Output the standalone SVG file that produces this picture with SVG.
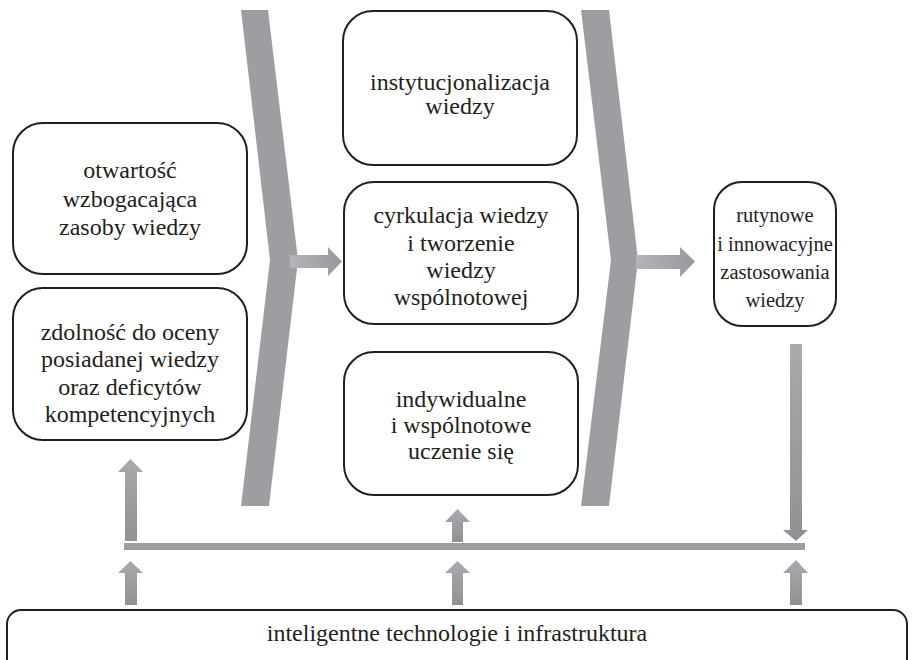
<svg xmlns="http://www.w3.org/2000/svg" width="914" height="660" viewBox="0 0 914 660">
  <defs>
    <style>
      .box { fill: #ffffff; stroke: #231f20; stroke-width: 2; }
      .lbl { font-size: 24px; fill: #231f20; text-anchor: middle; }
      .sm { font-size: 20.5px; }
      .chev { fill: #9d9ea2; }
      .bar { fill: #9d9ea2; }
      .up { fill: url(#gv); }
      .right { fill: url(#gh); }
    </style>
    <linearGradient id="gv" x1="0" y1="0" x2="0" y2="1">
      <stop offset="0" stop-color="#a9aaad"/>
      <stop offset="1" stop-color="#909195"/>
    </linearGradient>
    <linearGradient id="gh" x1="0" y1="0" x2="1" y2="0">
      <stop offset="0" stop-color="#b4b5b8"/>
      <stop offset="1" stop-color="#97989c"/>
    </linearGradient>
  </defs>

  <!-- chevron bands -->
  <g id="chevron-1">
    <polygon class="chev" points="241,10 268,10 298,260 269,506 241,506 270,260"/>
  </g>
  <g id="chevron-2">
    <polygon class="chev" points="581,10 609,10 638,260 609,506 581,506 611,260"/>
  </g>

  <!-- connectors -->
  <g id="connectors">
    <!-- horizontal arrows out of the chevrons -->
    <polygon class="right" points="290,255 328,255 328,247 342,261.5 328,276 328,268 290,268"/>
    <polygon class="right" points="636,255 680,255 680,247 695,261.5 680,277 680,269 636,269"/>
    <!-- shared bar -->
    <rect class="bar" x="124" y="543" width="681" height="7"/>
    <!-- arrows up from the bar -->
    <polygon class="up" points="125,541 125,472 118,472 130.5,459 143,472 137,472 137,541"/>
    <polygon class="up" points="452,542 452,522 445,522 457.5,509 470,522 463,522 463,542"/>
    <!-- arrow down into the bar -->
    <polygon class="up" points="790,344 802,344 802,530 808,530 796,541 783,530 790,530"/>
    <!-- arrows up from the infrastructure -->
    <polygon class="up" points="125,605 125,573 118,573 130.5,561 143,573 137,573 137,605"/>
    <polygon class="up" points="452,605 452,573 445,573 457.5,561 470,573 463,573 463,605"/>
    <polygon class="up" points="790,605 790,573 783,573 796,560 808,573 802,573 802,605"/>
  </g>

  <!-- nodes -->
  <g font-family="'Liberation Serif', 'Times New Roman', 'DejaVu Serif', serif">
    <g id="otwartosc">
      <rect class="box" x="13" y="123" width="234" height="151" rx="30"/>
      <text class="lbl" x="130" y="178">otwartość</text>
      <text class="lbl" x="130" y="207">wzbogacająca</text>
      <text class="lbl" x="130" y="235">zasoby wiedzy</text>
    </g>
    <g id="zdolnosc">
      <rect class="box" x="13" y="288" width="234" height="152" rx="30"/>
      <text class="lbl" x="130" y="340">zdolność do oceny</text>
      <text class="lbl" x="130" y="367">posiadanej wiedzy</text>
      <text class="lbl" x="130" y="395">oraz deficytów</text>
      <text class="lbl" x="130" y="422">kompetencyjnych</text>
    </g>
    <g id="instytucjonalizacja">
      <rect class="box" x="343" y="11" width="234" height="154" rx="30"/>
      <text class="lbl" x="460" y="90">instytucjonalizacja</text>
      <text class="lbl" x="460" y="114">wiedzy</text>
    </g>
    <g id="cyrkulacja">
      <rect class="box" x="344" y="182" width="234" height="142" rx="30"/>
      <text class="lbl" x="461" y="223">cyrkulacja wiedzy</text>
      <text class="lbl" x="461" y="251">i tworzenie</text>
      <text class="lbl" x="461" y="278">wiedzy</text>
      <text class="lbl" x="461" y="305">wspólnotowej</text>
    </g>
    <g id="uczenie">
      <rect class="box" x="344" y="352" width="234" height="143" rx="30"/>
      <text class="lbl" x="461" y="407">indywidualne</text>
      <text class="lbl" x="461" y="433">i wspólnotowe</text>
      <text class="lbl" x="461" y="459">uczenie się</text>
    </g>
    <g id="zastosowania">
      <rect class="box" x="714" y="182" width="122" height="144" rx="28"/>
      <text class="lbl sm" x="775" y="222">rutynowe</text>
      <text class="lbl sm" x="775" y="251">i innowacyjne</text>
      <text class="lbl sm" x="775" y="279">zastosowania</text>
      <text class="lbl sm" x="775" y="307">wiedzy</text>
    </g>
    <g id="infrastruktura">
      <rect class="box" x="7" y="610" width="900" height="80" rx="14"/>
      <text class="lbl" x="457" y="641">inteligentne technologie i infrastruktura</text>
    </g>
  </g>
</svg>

════════════════

[Exercise description]
Exclude the images and reproduce the remaining data exactly.

[Right answer]
Output the standalone SVG file that produces this picture with SVG.
<svg xmlns="http://www.w3.org/2000/svg" width="914" height="660" viewBox="0 0 914 660">
  <defs>
    <style>
      .box { fill: #ffffff; stroke: #231f20; stroke-width: 2; }
      .lbl { font-size: 24px; fill: #231f20; text-anchor: middle; }
      .sm { font-size: 20.5px; }
      .chev { fill: #9d9ea2; }
      .bar { fill: #9d9ea2; }
      .up { fill: url(#gv); }
      .right { fill: url(#gh); }
    </style>
    <linearGradient id="gv" x1="0" y1="0" x2="0" y2="1">
      <stop offset="0" stop-color="#a9aaad"/>
      <stop offset="1" stop-color="#909195"/>
    </linearGradient>
    <linearGradient id="gh" x1="0" y1="0" x2="1" y2="0">
      <stop offset="0" stop-color="#b4b5b8"/>
      <stop offset="1" stop-color="#97989c"/>
    </linearGradient>
  </defs>

  <!-- chevron bands -->
  <g id="chevron-1">
    <polygon class="chev" points="241,10 268,10 298,260 269,506 241,506 270,260"/>
  </g>
  <g id="chevron-2">
    <polygon class="chev" points="581,10 609,10 638,260 609,506 581,506 611,260"/>
  </g>

  <!-- connectors -->
  <g id="connectors">
    <!-- horizontal arrows out of the chevrons -->
    <polygon class="right" points="290,255 328,255 328,247 342,261.5 328,276 328,268 290,268"/>
    <polygon class="right" points="636,255 680,255 680,247 695,261.5 680,277 680,269 636,269"/>
    <!-- shared bar -->
    <rect class="bar" x="124" y="543" width="681" height="7"/>
    <!-- arrows up from the bar -->
    <polygon class="up" points="125,541 125,472 118,472 130.5,459 143,472 137,472 137,541"/>
    <polygon class="up" points="452,542 452,522 445,522 457.5,509 470,522 463,522 463,542"/>
    <!-- arrow down into the bar -->
    <polygon class="up" points="790,344 802,344 802,530 808,530 796,541 783,530 790,530"/>
    <!-- arrows up from the infrastructure -->
    <polygon class="up" points="125,605 125,573 118,573 130.5,561 143,573 137,573 137,605"/>
    <polygon class="up" points="452,605 452,573 445,573 457.5,561 470,573 463,573 463,605"/>
    <polygon class="up" points="790,605 790,573 783,573 796,560 808,573 802,573 802,605"/>
  </g>

  <!-- nodes -->
  <g font-family="'Liberation Serif', 'Times New Roman', 'DejaVu Serif', serif">
    <g id="otwartosc">
      <rect class="box" x="13" y="123" width="234" height="151" rx="30"/>
      <text class="lbl" x="130" y="178">otwartość</text>
      <text class="lbl" x="130" y="207">wzbogacająca</text>
      <text class="lbl" x="130" y="235">zasoby wiedzy</text>
    </g>
    <g id="zdolnosc">
      <rect class="box" x="13" y="288" width="234" height="152" rx="30"/>
      <text class="lbl" x="130" y="340">zdolność do oceny</text>
      <text class="lbl" x="130" y="367">posiadanej wiedzy</text>
      <text class="lbl" x="130" y="395">oraz deficytów</text>
      <text class="lbl" x="130" y="422">kompetencyjnych</text>
    </g>
    <g id="instytucjonalizacja">
      <rect class="box" x="343" y="11" width="234" height="154" rx="30"/>
      <text class="lbl" x="460" y="90">instytucjonalizacja</text>
      <text class="lbl" x="460" y="114">wiedzy</text>
    </g>
    <g id="cyrkulacja">
      <rect class="box" x="344" y="182" width="234" height="142" rx="30"/>
      <text class="lbl" x="461" y="223">cyrkulacja wiedzy</text>
      <text class="lbl" x="461" y="251">i tworzenie</text>
      <text class="lbl" x="461" y="278">wiedzy</text>
      <text class="lbl" x="461" y="305">wspólnotowej</text>
    </g>
    <g id="uczenie">
      <rect class="box" x="344" y="352" width="234" height="143" rx="30"/>
      <text class="lbl" x="461" y="407">indywidualne</text>
      <text class="lbl" x="461" y="433">i wspólnotowe</text>
      <text class="lbl" x="461" y="459">uczenie się</text>
    </g>
    <g id="zastosowania">
      <rect class="box" x="714" y="182" width="122" height="144" rx="28"/>
      <text class="lbl sm" x="775" y="222">rutynowe</text>
      <text class="lbl sm" x="775" y="251">i innowacyjne</text>
      <text class="lbl sm" x="775" y="279">zastosowania</text>
      <text class="lbl sm" x="775" y="307">wiedzy</text>
    </g>
    <g id="infrastruktura">
      <rect class="box" x="7" y="610" width="900" height="80" rx="14"/>
      <text class="lbl" x="457" y="641">inteligentne technologie i infrastruktura</text>
    </g>
  </g>
</svg>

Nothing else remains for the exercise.